General Motors also has “piggyback” registration rights. If we propose to register any of our equity securities under the Securities Act other than pursuant to the demand registration rights described above or certain excluded registrations, General Motors may require us to include all or a portion of our registrable securities in the registration and in any related underwriting. Further, if we are eligible to effect a registration on Form S-3, General Motors may demand that we file a registration statement on Form S-3 covering all or a portion of General Motors’ registrable Quantum securities, provided that the registration has an aggregate offering price of at least $10 million. We will not be required to effect more than two such registrations in any twelve-month period. In general, we will bear all fees, costs, and expenses of such registrations, other than underwriting discounts and commissions. We also agreed to take such reasonable actions as are necessary to make Rule 144 available to General Motors for the resale of its registrable securities without registration under the Securities Act.

Master Technical Development Agreement

Under the terms of our Master Technical Development Agreement with General Motors, we have agreed to work with General Motors to facilitate the integration, interface, and optimization of General Motors’ fuel cell systems with our gaseous fuel storage and handling modules. To that end, the agreement provides for the establishment of joint Quantum/General Motors technical teams to implement statements of work with respect to the development of fuel cell applications. In addition, the agreement provides that both we and General Motors will license our fuel cell related technologies to each other for the purpose of developing, manufacturing, and selling the fuel cell applications developed under the strategic alliance.
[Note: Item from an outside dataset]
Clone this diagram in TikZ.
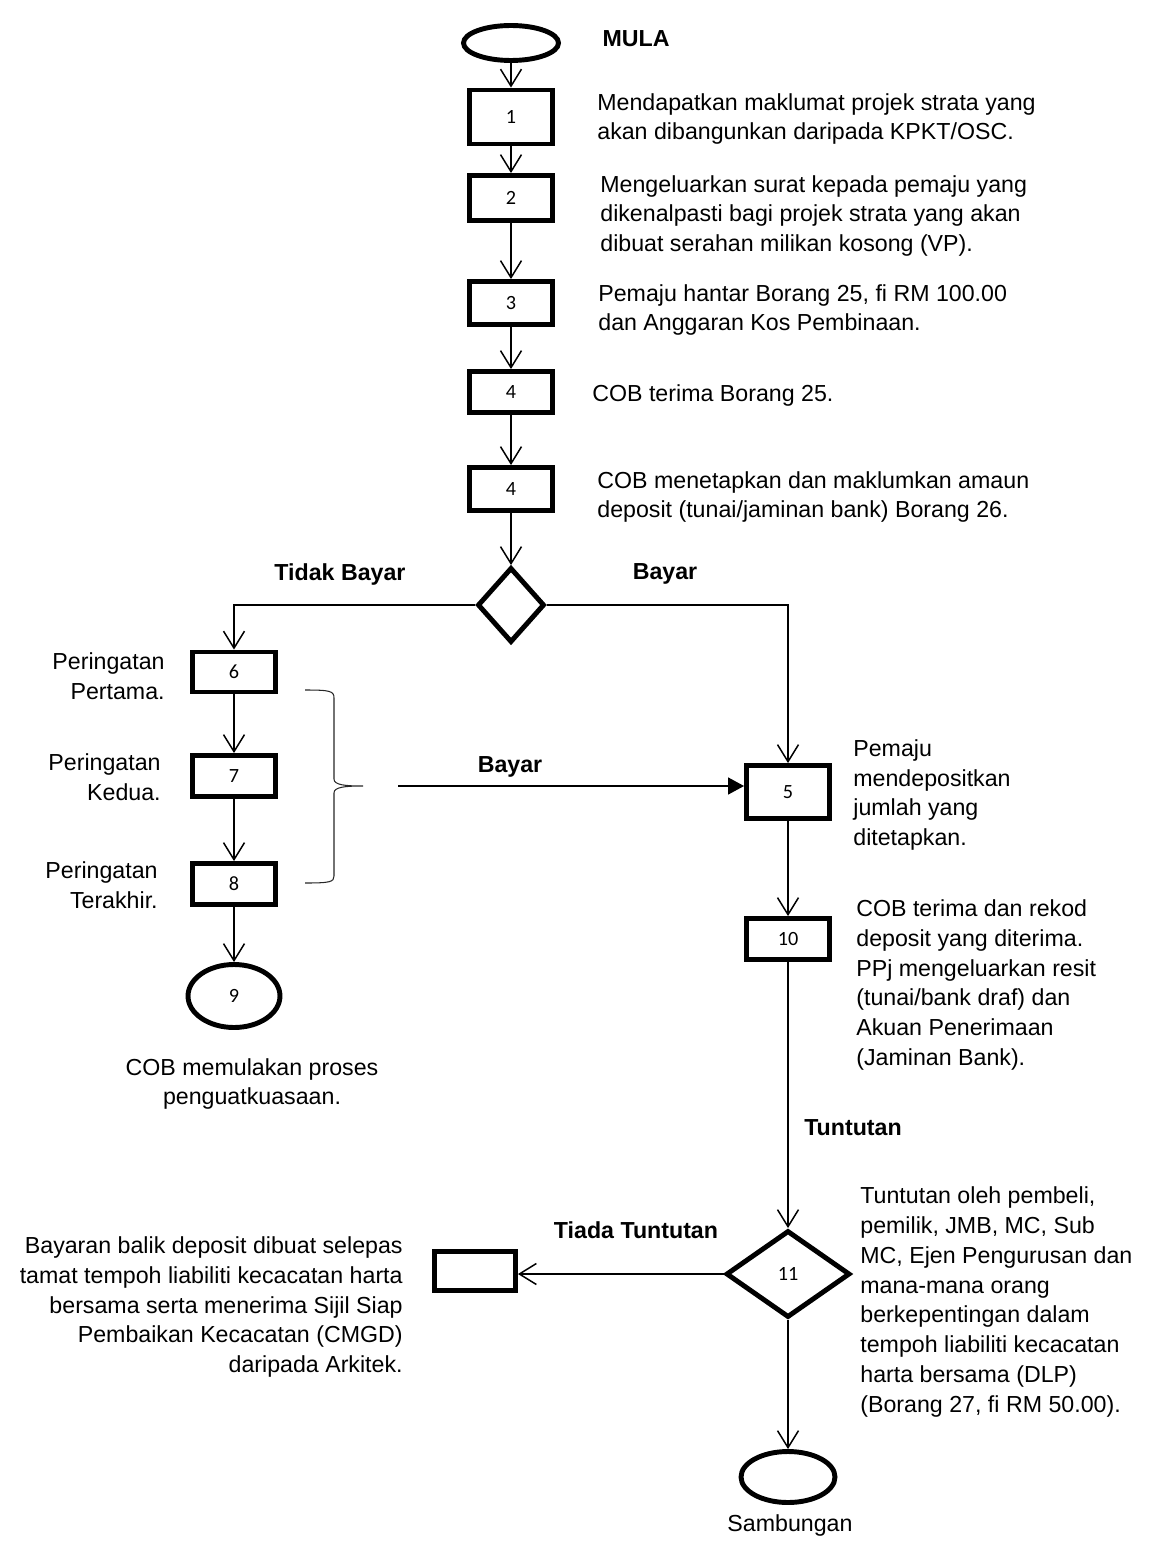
\documentclass[tikz,border=0pt]{standalone}
\usepackage{fontspec}
\setmainfont{Liberation Sans}
\newfontfamily\numfont{Carlito}
\usepackage{tikz}
\usetikzlibrary{arrows.meta,calc,positioning,shapes.geometric}
\tikzset{
  cobbox/.style={draw=black, line width=2.8pt, fill=white, inner sep=0pt, minimum width=1.66cm, minimum height=0.86cm, font=\numfont\fontsize{11.5}{13}\selectfont},
  cobterm/.style={ellipse, draw=black, line width=2.8pt, fill=white, inner sep=0pt, font=\numfont\fontsize{11.5}{13}\selectfont},
  cobdiamond/.style={diamond, draw=black, line width=2.8pt, fill=white, inner sep=0pt, font=\numfont\fontsize{11.5}{13}\selectfont},
  cobarrow/.style={-{Straight Barb[length=0.34cm,width=0.42cm]}, line width=0.85pt, draw=black},
  cobsolidarrow/.style={-{Triangle[length=0.32cm,width=0.34cm]}, line width=0.85pt, draw=black},
  cobbrace/.style={line width=0.6pt, draw=black!85},
  cobtext/.style={align=left, anchor=west, inner sep=0pt, font=\fontsize{13.2}{17}\selectfont},
  cobtextr/.style={align=right, anchor=east, inner sep=0pt, font=\fontsize{13.2}{17}\selectfont},
  cobtextc/.style={align=center, inner sep=0pt, font=\fontsize{13.2}{17}\selectfont},
  coblabel/.style={inner sep=0pt, font=\fontsize{13.2}{17}\selectfont\bfseries}
}
\begin{document}
\begin{tikzpicture}[x=0.02cm,y=-0.02cm]
  \useasboundingbox (0,0) rectangle (1155,1541);

  % main column
  \node[cobterm, minimum width=1.9cm, minimum height=0.7cm] (mula) at (511,43) {};
  \node[coblabel] (lmula) at (636,39) {MULA};
  \node[cobbox, minimum height=1.08cm] (b1) at (511,117) {1};
  \node[cobbox, minimum height=0.9cm] (b2) at (511,198) {2};
  \node[cobbox] (b3) at (511,303) {3};
  \node[cobbox, minimum height=0.82cm] (b4a) at (511,392) {4};
  \node[cobbox] (b4b) at (511,489) {4};
  \node[cobdiamond, minimum width=1.34cm, minimum height=1.5cm] (d1) at (511,605) {};

  \node[cobtext] (t1) at (597,119) {Mendapatkan maklumat projek strata yang\\akan dibangunkan daripada KPKT/OSC.};
  \node[cobtext] (t2) at (600,216) {Mengeluarkan surat kepada pemaju yang\\dikenalpasti bagi projek strata yang akan\\dibuat serahan milikan kosong (VP).};
  \node[cobtext] (t3) at (598,310) {Pemaju hantar Borang 25, fi RM 100.00\\dan Anggaran Kos Pembinaan.};
  \node[cobtext] (t4a) at (592,396) {COB terima Borang 25.};
  \node[cobtext] (t4b) at (597,497) {COB menetapkan dan maklumkan amaun\\deposit (tunai/jaminan bank) Borang 26.};

  \node[coblabel] (ltidak) at (340,574) {Tidak Bayar};
  \node[coblabel] (lbayar) at (665,574) {Bayar};

  % left column (tidak bayar)
  \node[cobbox, minimum height=0.8cm] (b6) at (234,672) {6};
  \node[cobbox, minimum height=0.82cm] (b7) at (234,776) {7};
  \node[cobbox, minimum height=0.82cm] (b8) at (234,884) {8};
  \node[cobterm, minimum width=1.84cm, minimum height=1.26cm] (e9) at (234,996) {9};

  \node[cobtextr] (t6) at (165,676) {Peringatan\\Pertama.};
  \node[cobtextr] (t7) at (161,777) {Peringatan\\Kedua.};
  \node[cobtextr] (t8) at (158,885) {Peringatan\\Terakhir.};
  \node[cobtextc] (t9) at (252,1084) {COB memulakan proses\\penguatkuasaan.};

  % right column (bayar)
  \node[cobbox, minimum height=1.06cm] (b5) at (788,792) {5};
  \node[cobbox, minimum height=0.82cm] (b10) at (788,939) {10};
  \node[cobdiamond, minimum width=2.48cm, minimum height=1.74cm] (d11) at (788,1274) {11};
  \node[cobterm, minimum width=1.88cm, minimum height=1.02cm] (akhir) at (788,1477) {};
  \node[cobbox, minimum width=1.62cm, minimum height=0.78cm] (bret) at (475,1271) {};

  \node[coblabel] (lbayar2) at (510,767) {Bayar};
  \node[cobtext] (t5) at (853,795) {Pemaju\\mendepositkan\\jumlah yang\\ditetapkan.};
  \node[cobtext] (t10) at (856,985) {COB terima dan rekod\\deposit yang diterima.\\PPj mengeluarkan resit\\(tunai/bank draf) dan\\Akuan Penerimaan\\(Jaminan Bank).};
  \node[coblabel] (ltuntut) at (853,1128) {Tuntutan};
  \node[coblabel] (ltiada) at (636,1230) {Tiada Tuntutan};
  \node[cobtext] (t11) at (860,1302) {Tuntutan oleh pembeli,\\pemilik, JMB, MC, Sub\\MC, Ejen Pengurusan dan\\mana-mana orang\\berkepentingan dalam\\tempoh liabiliti kecacatan\\harta bersama (DLP)\\(Borang 27, fi RM 50.00).};
  \node[cobtextr] (tret) at (403,1307) {Bayaran balik deposit dibuat selepas\\tamat tempoh liabiliti kecacatan harta\\bersama serta menerima Sijil Siap\\Pembaikan Kecacatan (CMGD)\\daripada Arkitek.};
  \node[cobtextc] (tsamb) at (790,1525) {Sambungan};

  % brace round 6-8
  \draw[cobbrace] (305,690) .. controls (330,690) and (334,691) .. (334,698) -- (334,779)
    .. controls (334,785) and (345,786) .. (363,786)
    .. controls (345,786) and (334,787) .. (334,793) -- (334,876)
    .. controls (334,882) and (330,883) .. (305,883);
  \coordinate (bayarfrom) at (398,786);

  % arrows
  \draw[cobarrow] (mula) -- (b1);
  \draw[cobarrow] (b1) -- (b2);
  \draw[cobarrow] (b2) -- (b3);
  \draw[cobarrow] (b3) -- (b4a);
  \draw[cobarrow] (b4a) -- (b4b);
  \draw[cobarrow] (b4b) -- (d1);
  \draw[cobarrow] (d1.west) -| (b6.north);
  \draw[cobarrow] (d1.east) -| (b5.north);
  \draw[cobarrow] (b6) -- (b7);
  \draw[cobarrow] (b7) -- (b8);
  \draw[cobarrow] (b8) -- (e9);
  \draw[cobsolidarrow] (bayarfrom) -- (bayarfrom -| b5.west);
  \draw[cobarrow] (b5) -- (b10);
  \draw[cobarrow] (b10) -- (d11);
  \draw[cobarrow] (d11.west) -- (d11.west -| bret.east);
  \draw[cobarrow] (d11) -- (akhir);

\end{tikzpicture}
\end{document}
Agreements Entered Into in Connection with our Merger with Starcraft

In connection with our merger with Starcraft, which was completed in March 2005, Starcraft agreed to terminate the employment, severance, change of control and similar agreements it had with Kelly L. Rose, former Chairman of the Board of Starcraft. In connection with the merger, Mr. Rose received shares of our stock representing over 5% of our then outstanding shares of common stock. Mr. Rose’s ownership of our outstanding shares of common stock as of August 1, 2005 was less than 5%.

Upon the closing of our merger with Starcraft, Starcraft and Mr. Rose entered into a Separation Agreement, a Mutual Release of Claims, a Consulting Agreement, an Asset Purchase and Sale Agreement and an Assignment of Patents, Trademarks and Licenses. These agreements collectively provided for the following:

• Mr. Rose will be engaged as a consultant to Starcraft through December 31, 2005 at annual compensation of $450,000, to be paid in full upon Mr. Rose’s termination, death or disability;

• Mr. Rose will receive continuation of health benefits for two years;

• Mr. Rose will receive continuation of directors and officers insurance coverage for six years;

• Mr. Rose will have continued use of his office and executive assistant;

• Starcraft will pay on Mr. Rose’s behalf the amount of any excise taxes determined to result from any payments or benefits provided to Mr. Rose under any of its agreements with Mr. Rose, up to a maximum of $300,000;

• Mr. Rose and Starcraft released each other and their respective affiliates from liabilities arising out of or relating to Mr. Rose’s employment by Starcraft and any financial or other obligation otherwise outstanding as of the closing of our merger with Starcraft;

• Starcraft transferred to Mr. Rose the assets, including equipment, inventory, land, building and business records, related to the Starcraft accessories business, including the parts business, kit business, and second stage and aftermarket conversion, kits, parts, components and accessories business;

• Starcraft transferred its rights in the “Starcraft” name to Mr. Rose, and Mr. Rose granted Starcraft a license to use the “Starcraft” name for limited purposes; and

• Starcraft transferred certain other patents, trademarks and license agreements to Mr. Rose, with maintenance fees to be paid by Starcraft during the existing terms only.

Mr. Rose is also a party to the registration rights agreement discussed below under “Starcraft Registration Rights Agreements.”

Starcraft Registration Rights Agreements

Under the terms of the Starcraft merger agreement, we agreed to enter into a registration rights agreement with each of Jeffrey P. Beitzel, Douglass C. Goad and Richard A. Anderson (each of whom currently serve as executive officers of Quantum), and Kelly L. Rose, Starcraft’s former Chairman of the Board, to permit resale of the shares of Quantum common stock received by these individuals in the merger.

Pursuant to the registration rights agreements, we will:

• use our reasonable best efforts to file a shelf registration statement with respect to the merger shares received by these individuals in the merger, and to maintain the effectiveness of the registration statement through the first anniversary of the completion of the merger;

• pay all registration expenses, except that each selling securityholder is responsible for all selling commissions and discounts and any out-of-pocket expenses of such selling securityholders; and

• indemnify the selling securityholders from and against any losses caused by any untrue statement of material fact contained in the shelf registration statement.

Each selling securityholder generally will be required to provide information about itself and the specifics of the sale, be named as a selling securityholders in the related prospectus, deliver a prospectus to purchasers, indemnify us from any liabilities relating to any untrue statement of material fact provided by such securityholder for inclusion in the registration statement and be bound by the provisions of the registration rights agreement which are applicable to such holder.